I opened my mouth to interrupt, but was silenced by his next words: “At a democratic institution, it would be important to understand the wiring. However, Yale is far from a democratic higher-education institution.” I had thought the tenure system was broken. But the problem wasn’t the system; I had made a labeling error in the lighting department.

In which I find myself at the light switch

I was disappointed. Disappointed because it was my mistake, not theirs. Disappointed because Yale was not more like Disneyland. Disappointed because, more than anything, I felt incredibly relieved—I had been let off the hook.

“There’s no reason [students] should have to know how the walls are wired. They just want the lights to be bright.”

Yale is a place in which the wiring is not ideal, but the lighting is flattering. Though the system is far from humane for faculty, the research-focused rigor of the tenure system contributes heavily to Yale’s claim as one of the world’s leading academic institutions. As students, there is real economic value in being able to claim this name brand as our own. At the same time, we benefit from a cycle of imaginative classes taught by new, energetic professors striving for tenure. Under the current tenure system, though great teaching and great renown may not go hand in hand, they are not mutually exclusive. But ultimately, the wiring isn’t our concern as students. We can see the lights, so we know the system’s working fine. And the self-loathing of being another conductive element in the great mass of wires will wear off by the start of the next semester.

  1. Yale is first and foremost a research institution. It is, also, in the minority of top-tier research institutions in that there is such a heavy focus on teaching by faculty. Personally I do not see any confusion between institutions that have historically staked their claim on the grounds of research over teaching (the difference, in other words, between a research institution and an SLAC–small liberal arts college–where teaching counts for more).
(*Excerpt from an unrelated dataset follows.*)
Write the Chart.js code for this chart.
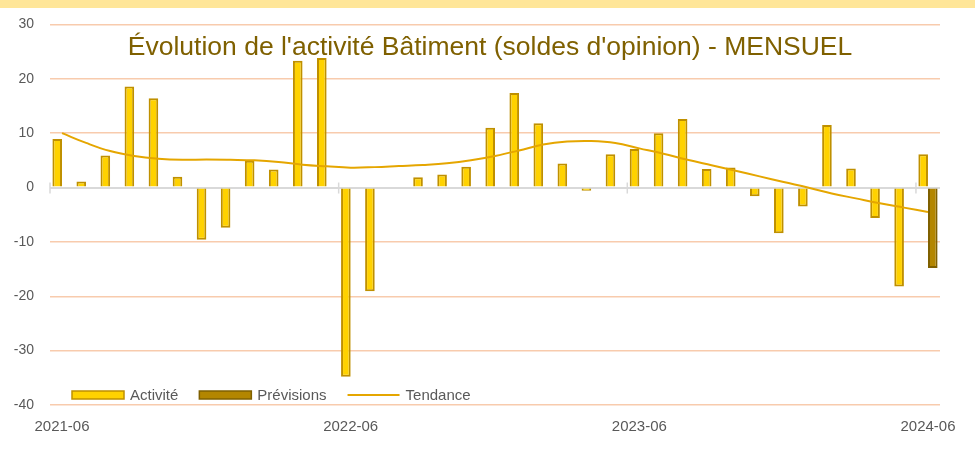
<!DOCTYPE html>
<html lang="fr">
<head>
<meta charset="utf-8">
<title>Activité Bâtiment</title>
<script src="https://cdn.jsdelivr.net/npm/chart.js@4.4.1/dist/chart.umd.min.js"></script>
<style>
  body { margin: 0; background: #fff; }
  .band { position: absolute; top: 0; left: 0; width: 975px; height: 8px; background: #ffe699; }
</style>
</head>
<body>
<div class="band"></div>
<canvas id="batimentChart" width="975" height="454"></canvas>
<script>
const months = [
  "2021-06", "2021-07", "2021-08", "2021-09", "2021-10", "2021-11", "2021-12",
  "2022-01", "2022-02", "2022-03", "2022-04", "2022-05", "2022-06", "2022-07",
  "2022-08", "2022-09", "2022-10", "2022-11", "2022-12", "2023-01", "2023-02",
  "2023-03", "2023-04", "2023-05", "2023-06", "2023-07", "2023-08", "2023-09",
  "2023-10", "2023-11", "2023-12", "2024-01", "2024-02", "2024-03", "2024-04",
  "2024-05", "2024-06",
];

const activite = [
  8.9, 1.1, 5.9, 18.6, 16.4, 2.0, -9.6, -7.4, 4.9, 3.3, 23.3, 23.8,
  -34.8, -19.1, 0.2, 1.9, 2.4, 3.8, 11.0, 17.4, 11.8, 4.4, -0.6, 6.1,
  7.1, 10.0, 12.6, 3.4, 3.7, -1.6, -8.4, -3.5, 11.5, 3.5, -5.6, -18.2,
  6.1,
];

const previsions = [
  null, null, null, null, null, null, null, null, null, null, null, null,
  null, null, null, null, null, null, null, null, null, null, null, null,
  null, null, null, null, null, null, null, null, null, null, null, null,
  -14.8,
];

const tendance = [
  10.0, 8.2, 6.7, 5.8, 5.3, 5.1, 5.15, 5.1, 5.0, 4.7, 4.2, 3.9,
  3.65, 3.75, 3.95, 4.15, 4.45, 5.0, 5.8, 6.8, 7.9, 8.45, 8.55, 8.2,
  7.2, 6.2, 5.1, 4.1, 3.1, 2.05, 1.0, 0.0, -1.1, -2.0, -2.9, -3.7,
  -4.5,
];

const yTicks = [-40, -30, -20, -10, 0, 10, 20, 30];

const titleText = "Évolution de l'activité Bâtiment (soldes d'opinion) - MENSUEL";

// ================= PLUGINS =================
// title sits inside the plot area like the excel original
const insideTitle = {
  id: "insideTitle",
  afterDraw(chart) {
    const ctx = chart.ctx;
    ctx.save();
    ctx.font = '26.5px "Liberation Sans", Arial, sans-serif';
    ctx.fillStyle = "#7f6000";
    ctx.textAlign = "center";
    ctx.textBaseline = "alphabetic";
    ctx.fillText(titleText, 490, 55);
    ctx.restore();
  },
};

// small cross ticks on the zero line, one per year
const zeroTicks = {
  id: "zeroTicks",
  beforeDatasetsDraw(chart) {
    const x = chart.scales.x;
    const y0 = chart.scales.y.getPixelForValue(0);
    const half = (x.getPixelForValue(1) - x.getPixelForValue(0)) / 2;
    const ctx = chart.ctx;
    ctx.save();
    ctx.strokeStyle = "#d9d9d9";
    ctx.lineWidth = 1.5;
    months.forEach((m, i) => {
      if (i % 12 !== 0) return;
      const px = x.getPixelForValue(i) - half;
      ctx.beginPath();
      ctx.moveTo(px, y0 - 5);
      ctx.lineTo(px, y0 + 6);
      ctx.stroke();
    });
    ctx.restore();
  },
};

// legend drawn inside the bottom of the chart area
const insideLegend = {
  id: "insideLegend",
  afterDraw(chart) {
    const ctx = chart.ctx;
    const area = chart.chartArea;
    let x = area.left + 22;
    const cy = area.bottom - 10;
    ctx.save();
    ctx.font = '15px "Liberation Sans", Arial, sans-serif';
    ctx.textBaseline = "middle";
    ctx.textAlign = "left";
    chart.data.datasets.forEach((ds) => {
      if (ds.type === "line") {
        ctx.strokeStyle = ds.borderColor;
        ctx.lineWidth = ds.borderWidth;
        ctx.beginPath();
        ctx.moveTo(x, cy);
        ctx.lineTo(x + 52, cy);
        ctx.stroke();
      } else {
        ctx.fillStyle = ds.backgroundColor;
        ctx.fillRect(x, cy - 4, 52, 8);
        ctx.strokeStyle = ds.borderColor;
        ctx.lineWidth = 1.5;
        ctx.strokeRect(x, cy - 4, 52, 8);
      }
      x += 58;
      ctx.fillStyle = "#595959";
      ctx.fillText(ds.label, x, cy + 1);
      x += ctx.measureText(ds.label).width + 21;
    });
    ctx.restore();
  },
};

// ================= CHART =================
const ctx = document.getElementById("batimentChart");

new Chart(ctx, {
  type: "bar",
  data: {
    labels: months,
    datasets: [
      {
        label: "Activité",
        data: activite,
        backgroundColor: "#ffd200",
        borderColor: "#bf9000",
        borderWidth: 2,
        categoryPercentage: 0.8,
        barPercentage: 1,
        order: 1,
      },
      {
        label: "Prévisions",
        data: previsions,
        backgroundColor: "#b38600",
        borderColor: "#7f6000",
        borderWidth: 2,
        categoryPercentage: 0.8,
        barPercentage: 1,
        order: 1,
      },
      {
        type: "line",
        label: "Tendance",
        data: tendance,
        borderColor: "#e5a600",
        borderWidth: 2,
        pointRadius: 0,
        tension: 0.4,
        fill: false,
        order: 0,
      },
    ],
  },
  options: {
    responsive: false,
    animation: false,
    devicePixelRatio: 1,
    layout: {
      padding: { top: 20, right: 35, left: 0, bottom: 0 },
    },
    plugins: {
      legend: { display: false },
      title: { display: false },
      tooltip: { enabled: false },
    },
    scales: {
      x: {
        grid: { display: false },
        border: { display: false },
        ticks: {
          autoSkip: false,
          maxRotation: 0,
          padding: 5,
          color: "#595959",
          font: { family: '"Liberation Sans", Arial, sans-serif', size: 15 },
          callback: function (value, index) {
            return index % 12 === 0 ? months[index] : "";
          },
        },
        afterFit(scale) {
          scale.height = 49;
        },
      },
      y: {
        min: yTicks[0],
        max: yTicks[yTicks.length - 1],
        border: { display: false },
        grid: {
          drawTicks: false,
          color: (c) => (c.tick && c.tick.value === 0 ? "#d9d9d9" : "#f8cbad"),
          lineWidth: (c) => (c.tick && c.tick.value === 0 ? 2 : 1.5),
        },
        afterBuildTicks(scale) {
          scale.ticks = yTicks.map((v) => ({ value: v }));
        },
        ticks: {
          padding: 16,
          color: "#595959",
          font: { family: '"Liberation Sans", Arial, sans-serif', size: 14 },
        },
        afterFit(scale) {
          scale.width = 50;
        },
      },
    },
  },
  plugins: [zeroTicks, insideTitle, insideLegend],
});
</script>
</body>
</html>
    It seems that the author had a rather fanciful and poorly informed understanding of what counts toward tenure in different situations (and, in particular, at Yale). It’s good that the author comes to a richer understanding of the process, but that doesn’t necessarily imply that the tenure process at Yale is “broken.” If anything, it has improved dramatically and continues to reward the best of the best.

  2. Thanks for the article, but you have been bamboozled by your sources. Why? Because Yale’s tenure-track system is a recognized fake. Facing a dearth of applications for junior faculty positions, in 2007 the university switched to a supposed “tenure-track” system. The problem is that the new version is the same old shell game. Yale is, as it has been for decades, a revolving door job. Close to ten years later, the jig is up and the academic community at large is wise to it. That’s why the committee report has been commissioned. Maybe in 2017, it will come up with another phony game idea? Hide the pea under a different type of shell? Good luck with that.